After the wake while we were partying at a friend’s, Dean, an old buddy of Damon and Harve, said he’d also received a call from Damon a week or so before his death.
“It was like he called all of us to check in, one last time,” Dean said, shaking his head. “He was deep. A lot deeper than we knew.”
Harry, a good friend of Damon, and Damon’s brother Joe, had found him after his death. He was hanging by a belt from a rafter in the attic of his second-floor apartment. Harry tried to keep Joe from seeing, closing the door to the attic quickly and telling him not to look in there. Damon was hanging there, barefoot, and his head was bright blue.
Like all of the kids in our neighborhood, Damon hadn’t been brought up to kill himself. And like most Bellevue kids, he had been raised Roman Catholic, which specifically forbade suicide, and inculcated guilt for even thinking about it. He had been an altar boy and he’d had his confirmation on time. And in the end, the priest who gave the homily at Damon’s funeral had been in the same Confirmation Class as him.

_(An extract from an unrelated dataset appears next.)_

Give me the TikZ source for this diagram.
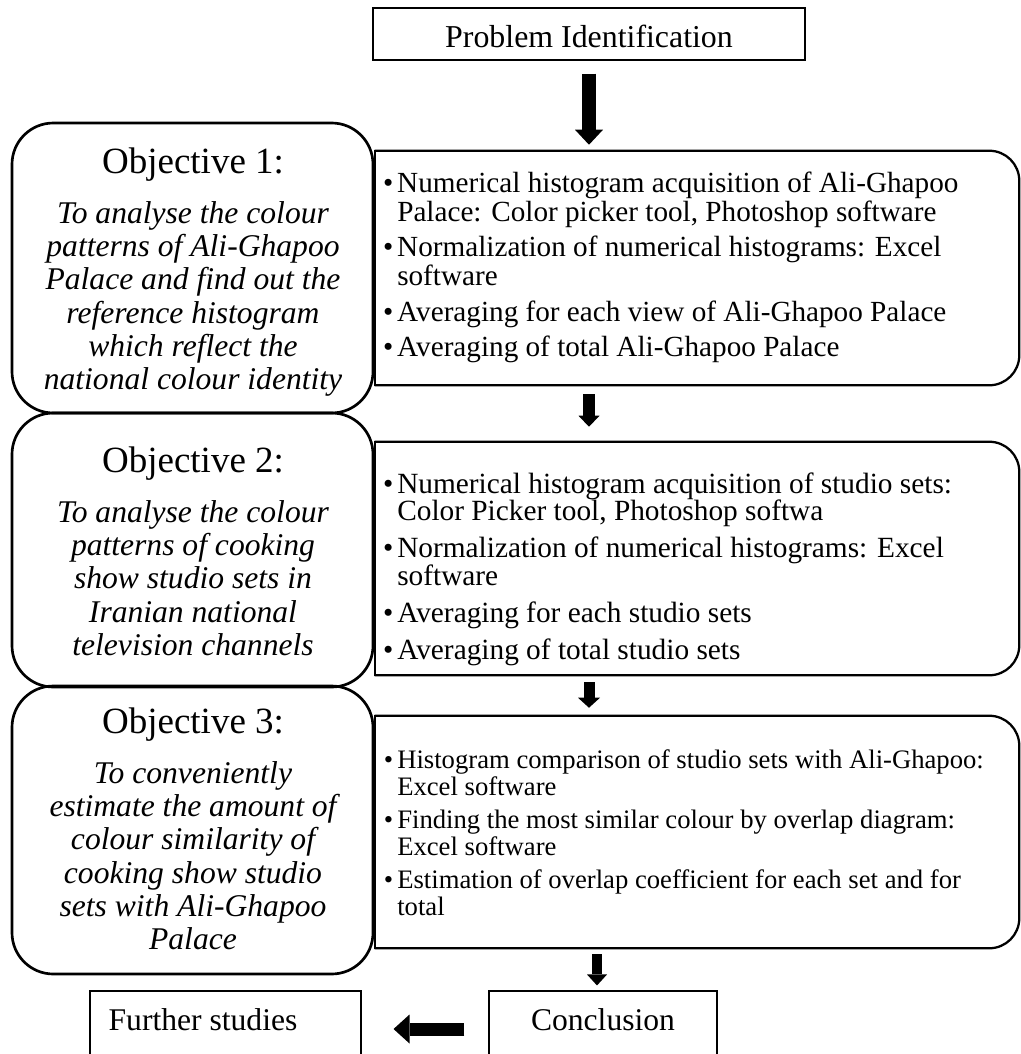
\documentclass[tikz,border=0pt]{standalone}
\usepackage{fontspec}
\setmainfont{Liberation Serif}
\usetikzlibrary{arrows.meta,calc}
\newcommand{\rbul}{\llap{\textbullet\hspace{3pt}}}
\tikzset{
  objbox/.style={draw, line width=2pt, rounded corners=31pt, minimum width=270.75pt, inner sep=0pt},
  plainbox/.style={draw, line width=0.8pt, inner sep=0pt},
  ghost/.style={inner sep=0pt, minimum width=483pt},
  rline/.style={line width=1.7pt},
  objtitle/.style={anchor=base, inner sep=0pt, font=\fontsize{27.75}{30}\selectfont},
  objbody/.style={anchor=base, inner sep=0pt, font=\fontsize{23.7}{25}\selectfont\itshape},
  rtext/.style={anchor=base west, inner sep=0pt},
  btext/.style={anchor=base, inner sep=0pt, font=\fontsize{23.7}{28}\selectfont},
  barrow/.style n args={3}{line width=#1, -{Triangle[width=#2,length=#3,line width=0pt]}}
}
\begin{document}
\begin{tikzpicture}[x=0.75pt,y=-0.75pt]
\useasboundingbox (0,0) rectangle (1021,1054);
\clip (0,0) rectangle (1021,1054);

% Problem identification
\node[plainbox, minimum width=324pt, minimum height=39pt] (pi) at (589,34) {};
\node[btext, font=\fontsize{23.9}{28}\selectfont] (pitxt) at (589,47) {Problem Identification};

% Objective boxes
\node[objbox, minimum height=217.5pt] (o1) at (192.5,268) {};
\node[objbox, minimum height=205.5pt] (o2) at (192.5,550) {};
\node[objbox, minimum height=216pt] (o3) at (192.5,830) {};

\node[objtitle] (o1t) at (193,173) {Objective 1:};
\node[objbody] (o1b) at (193,223) {\begin{tabular}[t]{@{}c@{}}To analyse the colour\\ patterns of Ali-Ghapoo\\ Palace and find out the\\ reference histogram\\ which reflect the\\ national colour identity\end{tabular}};

\node[objtitle] (o2t) at (193,472) {Objective 2:};
\node[objbody] (o2b) at (193,522) {\begin{tabular}[t]{@{}c@{}}To analyse the colour\\ patterns of cooking\\ show studio sets in\\ Iranian national\\ television channels\end{tabular}};

\node[objtitle] (o3t) at (193,733) {Objective 3:};
\node[objbody] (o3b) at (193,783) {\begin{tabular}[t]{@{}c@{}}To conveniently\\ estimate the amount of\\ colour similarity of\\ cooking show studio\\ sets with Ali-Ghapoo\\ Palace\end{tabular}};

% Right boxes
\node[ghost, minimum height=175.5pt] (r1) at (697,268) {};
\node[ghost, minimum height=174.75pt] (r2) at (697,558.5) {};
\node[ghost, minimum height=174pt] (r3) at (697,832) {};
\foreach \r in {r1,r2,r3}{
  \draw[rline, rounded corners=22.5pt] (\r.north west) -- (\r.north east) -- (\r.south east) -- (\r.south west);
  \draw[rline, line cap=rect] (\r.north west) -- (\r.south west);
}

\node[rtext, font=\fontsize{21.9}{21.75}\selectfont] (r1t) at (397,192) {\begin{tabular}[t]{@{}l@{}}\rbul Numerical histogram acquisition of Ali-Ghapoo\\ Palace: Color picker tool, Photoshop software\\[4.5pt] \rbul Normalization of numerical histograms: Excel\\ software\\[4.5pt] \rbul Averaging for each view of Ali-Ghapoo Palace\\[4.5pt] \rbul Averaging of total Ali-Ghapoo Palace\end{tabular}};

\node[rtext, font=\fontsize{22}{18}\selectfont] (r2t) at (397,493) {\begin{tabular}[t]{@{}l@{}}\rbul Numerical histogram acquisition of studio sets:\\ Color Picker tool, Photoshop softwa\\[6.75pt] \rbul Normalization of numerical histograms: Excel\\ software\\[6.75pt] \rbul Averaging for each studio sets\\[6.75pt] \rbul Averaging of total studio sets\end{tabular}};

\node[rtext, font=\fontsize{20}{20.25}\selectfont] (r3t) at (397,768) {\begin{tabular}[t]{@{}l@{}}\rbul Histogram comparison of studio sets with Ali-Ghapoo:\\ Excel software\\[4.5pt] \rbul Finding the most similar colour by overlap diagram:\\ Excel software\\[4.5pt] \rbul Estimation of overlap coefficient for each set and for\\ total\end{tabular}};

% Bottom boxes
\node[plainbox, minimum width=171pt, minimum height=57pt] (concl) at (603,1029) {};
\node[btext] (concltxt) at (603,1030) {Conclusion};
\node[plainbox, minimum width=203.25pt, minimum height=57pt] (further) at (225.5,1029) {};
\node[btext] (furthertxt) at (203,1030) {Further studies};

% Arrows
\draw[barrow={10.5pt}{21pt}{11.25pt}, shorten <=9.75pt, shorten >=4.5pt] (pi.south) -- (pi.south |- r1.north);
\draw[barrow={9pt}{15.75pt}{8.25pt}, shorten <=6.75pt, shorten >=11.25pt] (pi.south |- r1.south) -- (pi.south |- r2.north);
\draw[barrow={8.25pt}{16.5pt}{7.5pt}, shorten <=5.25pt, shorten >=6pt] (pi.south |- r2.south) -- (pi.south |- r3.north);
\coordinate (c4) at ([xshift=-4.5pt]concl.north);
\draw[barrow={7pt}{15pt}{8.25pt}, shorten <=4.5pt, shorten >=3.75pt] (c4 |- r3.south) -- (c4);
\draw[barrow={9.75pt}{21.75pt}{12pt}, shorten <=18pt, shorten >=24pt] (concl.west) -- (further.east);
\end{tikzpicture}
\end{document}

“I never thought that my first funeral would be for someone so young,” said the pink-faced, boyish-looking priest. “And I never thought it would be Damon.”
The priest went on to explain how Damon’s death was more than just the end of the life of a well-loved person here on earth. It could be a message to all of us to live right and well, the priest explained.
I started to feel a little better about his death, thinking that maybe some day I’d learn something from it and be able to do better because of it. Then I was stunned by the priest’s comment:
“He might’ve been a prophet,” the priest said.